Amnesty International said Tuesday that over 380 people were killed by Boko Haram in the past five months, double the number who were killed by the group in the five month period before that. The group is using more suicide bombers and particularly more female suicide bombers, and it’s been carrying out far more attacks in Cameroon of late than it had been previously.


Kenya’s overturned presidential election will be rerun on October 17.

Well, maybe. Challenger Raila Odinga is now suggesting he will boycott the revote unless he receives “legal and constitutional guarantees” that there will be no fraud. He said Kenya’s electoral commission had not consulted with him on the date of the revote and suggested that the commission must therefore be in the bag for incumbent Uhuru Kenyatta. He wants significant turnover on the commission itself and an investigation into irregularities in the August 8 vote, the one that’s now been thrown out.
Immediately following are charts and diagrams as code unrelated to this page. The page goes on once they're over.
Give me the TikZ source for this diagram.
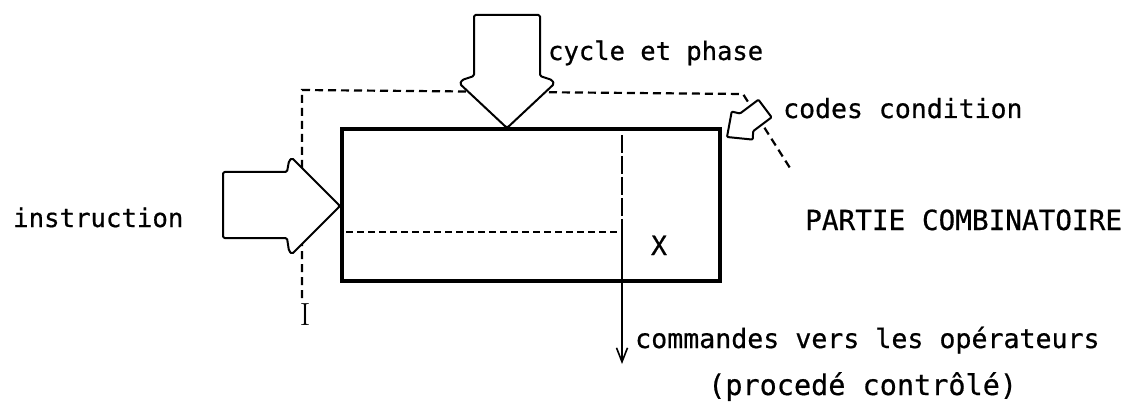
\documentclass[tikz,border=0pt]{standalone}
\usepackage{fontspec}
\setmonofont[FakeBold=0.6]{DejaVu Sans Mono}
\usetikzlibrary{arrows.meta}
\begin{document}
\begin{tikzpicture}[x=1pt,y=-1pt,
  lbl/.style={font=\ttfamily\fontsize{26.5}{30}\selectfont, inner sep=0pt, anchor=base west},
  bigarrow/.style={draw, fill=white, line width=2pt, line join=round, rounded corners=1.5pt},
  outerdash/.style={dash pattern=on 8pt off 5pt, line width=2.2pt},
  innerdash/.style={dash pattern=on 7pt off 4pt, line width=1.8pt},
  longdash/.style={dash pattern=on 18pt off 3pt, line width=1.8pt},
  flow/.style={line width=1.8pt, -{Straight Barb[length=14pt,width=11pt,line width=1.6pt]}}]
\useasboundingbox (0,0) rectangle (1124,406);
% dashed boundary of the combinational part
\coordinate (d1) at (302,298);
\coordinate (d2) at (302,90);
\coordinate (d3) at (743,94);
\coordinate (d4) at (790,168);
\draw[outerdash] (d1) -- (d2) -- (d3) -- (d4);
% top arrow: cycle et phase
\draw[bigarrow] (474,15) -- (540,15) -- (540,76) -- (552,80) -- (554,84) -- (507,128)
  -- (460,84) -- (462,80) -- (474,76) -- cycle;
% left arrow: instruction
\draw[bigarrow] (223,172) -- (287,172) -- (289,161) -- (292,158) -- (340,206)
  -- (292,254) -- (289,251) -- (287,238) -- (223,238) -- cycle;
% small arrow: codes condition
\draw[bigarrow, rounded corners=1pt] (758.4,99.7) -- (771.6,117.3) -- (753.2,131.1)
  -- (752.7,139.6) -- (727,137) -- (731.7,111.6) -- (740,113.5) -- cycle;
% main box
\node[draw, line width=3.4pt, minimum width=378pt, minimum height=152pt, inner sep=0pt] (box) at (531,205) {};
% internal lines
\coordinate (vtop) at (622,135);
\coordinate (vmid) at (622,232);
\coordinate (hleft) at (346,232);
\coordinate (vend) at (622,364);
\draw[longdash] (vtop) -- (vmid);
\draw[innerdash] (hleft) -- (vmid);
\draw[flow] (vmid) -- (vend);
% labels
\node[lbl, font=\ttfamily\fontsize{25.5}{30}\selectfont] (cyc) at (548,60) {cycle et phase};
\node[lbl] (codes) at (783,118) {codes condition};
\node[lbl, font=\ttfamily\fontsize{25.7}{30}\selectfont] (instr) at (13,227) {instruction};
\node[lbl, font=\ttfamily\fontsize{27.7}{30}\selectfont] (partie) at (805,230) {PARTIE COMBINATOIRE};
\node[lbl, anchor=base] (x) at (659,255) {X};
\node[inner sep=0pt, anchor=base, font=\fontsize{32}{34}\selectfont] (i) at (305,325) {I};
\node[lbl, font=\ttfamily\fontsize{26.6}{30}\selectfont] (cmd) at (635,348) {commandes vers les opérateurs};
\node[lbl, font=\ttfamily\fontsize{28.5}{30}\selectfont] (proc) at (708,395) {(procedé contrôlé)};
\end{tikzpicture}
\end{document}
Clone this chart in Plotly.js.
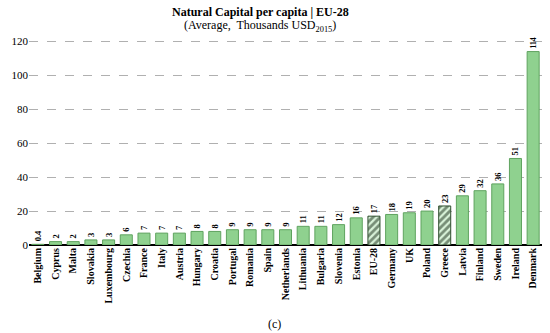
<!DOCTYPE html>
<html>
<head>
<meta charset="utf-8">
<script src="https://cdn.plot.ly/plotly-3.0.1.min.js"></script>
<style>html,body{margin:0;padding:0;background:#fff;}#chart{width:550px;height:333px;}</style>
</head>
<body>
<div id="chart"></div>
<script>
const countries = ["Belgium","Cyprus","Malta","Slovakia","Luxembourg","Czechia","France","Italy","Austria","Hungary","Croatia","Portugal","Romania","Spain","Netherlands","Lithuania","Bulgaria","Slovenia","Estonia","EU-28","Germany","UK","Poland","Greece","Latvia","Finland","Sweden","Ireland","Denmark"];
const values = [0.4,2,2,3,3,6,7,7,7,8,8,9,9,9,9,11,11,12,16,17,18,19,20,23,29,32,36,51,114];
const valueLabels = ["0.4","2","2","3","3","6","7","7","7","8","8","9","9","9","9","11","11","12","16","17","18","19","20","23","29","32","36","51","114"];
const hatched = ["EU-28","Greece"];
const yTicks = [0,20,40,60,80,100,120];
const titleText = "Natural Capital per capita | EU-28";
const subtitleText = "(Average,  Thousands USD<sub>2015</sub>)";

const serif = "Liberation Serif, Times New Roman, serif";
const isH = countries.map(c => hatched.includes(c));

const plain = {
  type: "bar",
  x: countries,
  y: values.map((v, i) => isH[i] ? null : v),
  marker: {color: "#8fd18f", line: {color: "#5fa35f", width: 1}},
  hoverinfo: "skip"
};

const hatch = {
  type: "bar",
  x: countries,
  y: values.map((v, i) => isH[i] ? v : null),
  marker: {
    color: "#d8f2d8",
    line: {color: "#2f4f2f", width: 1},
    pattern: {shape: "/", fgcolor: "#142814", bgcolor: "#d8f2d8", size: 5, solidity: 0.55, fillmode: "overlay"}
  },
  hoverinfo: "skip"
};

const labels = {
  type: "bar",
  x: countries,
  y: values,
  text: valueLabels,
  textposition: "outside",
  textangle: -90,
  cliponaxis: false,
  textfont: {family: serif, size: 8.5, color: "#000", weight: "bold"},
  marker: {color: "rgba(0,0,0,0)", line: {width: 0}},
  hoverinfo: "skip"
};

const layout = {
  width: 550, height: 333,
  margin: {l: 29, r: 8, t: 38, b: 88},
  paper_bgcolor: "#fff", plot_bgcolor: "#fff",
  showlegend: false,
  barmode: "overlay",
  bargap: 0.32,
  xaxis: {
    type: "category",
    range: [-0.5, 28.5],
    tickangle: -90,
    tickfont: {family: serif, size: 10, color: "#000", weight: "bold"},
    showline: false, showgrid: false, ticks: "", ticklen: 0,
    automargin: false
  },
  yaxis: {
    range: [0, 122],
    tickvals: yTicks,
    ticktext: yTicks.map(String),
    tickfont: {family: serif, size: 11, color: "#000"},
    showgrid: true, gridcolor: "#b0b0b0", griddash: "dash", gridwidth: 1,
    zeroline: true, zerolinecolor: "#000", zerolinewidth: 2,
    showline: false, ticks: "", automargin: false
  },
  annotations: [
    {text: "<b>" + titleText + "</b>", xref: "paper", yref: "paper",
     x: (260-29)/513, y: (245-12)/207.4,
     xanchor: "center", yanchor: "middle", showarrow: false,
     font: {family: serif, size: 12, color: "#000"}},
    {text: subtitleText, xref: "paper", yref: "paper",
     x: (260-29)/513, y: (245-26)/207.4,
     xanchor: "center", yanchor: "middle", showarrow: false,
     font: {family: serif, size: 12, color: "#000"}},
    {text: "(c)", xref: "paper", yref: "paper", x: (274-29)/513, y: -(324-245)/207.4,
     xanchor: "center", yanchor: "middle", showarrow: false,
     font: {family: serif, size: 12, color: "#000"}}
  ]
};

Plotly.newPlot("chart", [plain, hatch, labels], layout, {displayModeBar: false, staticPlot: true});
</script>
</body>
</html>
Odinga has a fair amount of leverage here–his refusal to participate in the revote would obviously make the results illegitimate.


The United Nations Commission of Inquiry on Burundi is recommending that the International Criminal Court open a case regarding alleged crimes against humanity perpetrated by the Burundian government. Burundi has been roiled by political violence since April 2015, when President Pierre Nkurunziza announced that he was pursuing a questionably constitutional third term in office. Nkurunziza’s government has ruthlessly been suppressing opposition ever since, killing as many as 2000 people and displacing hundreds of thousands more. Burundi is withdrawing from the ICC effective October 27, so if the court is going to open a case it needs to do so before then, or else it will only be able to open a case if ordered by the UN Security Council.


Lieutenant General Khoantle Motsomotso, the (now former) commander of the Lesotho army, was murdered on Tuesday by a group of ex-officers angry that Motsomotso had fired them.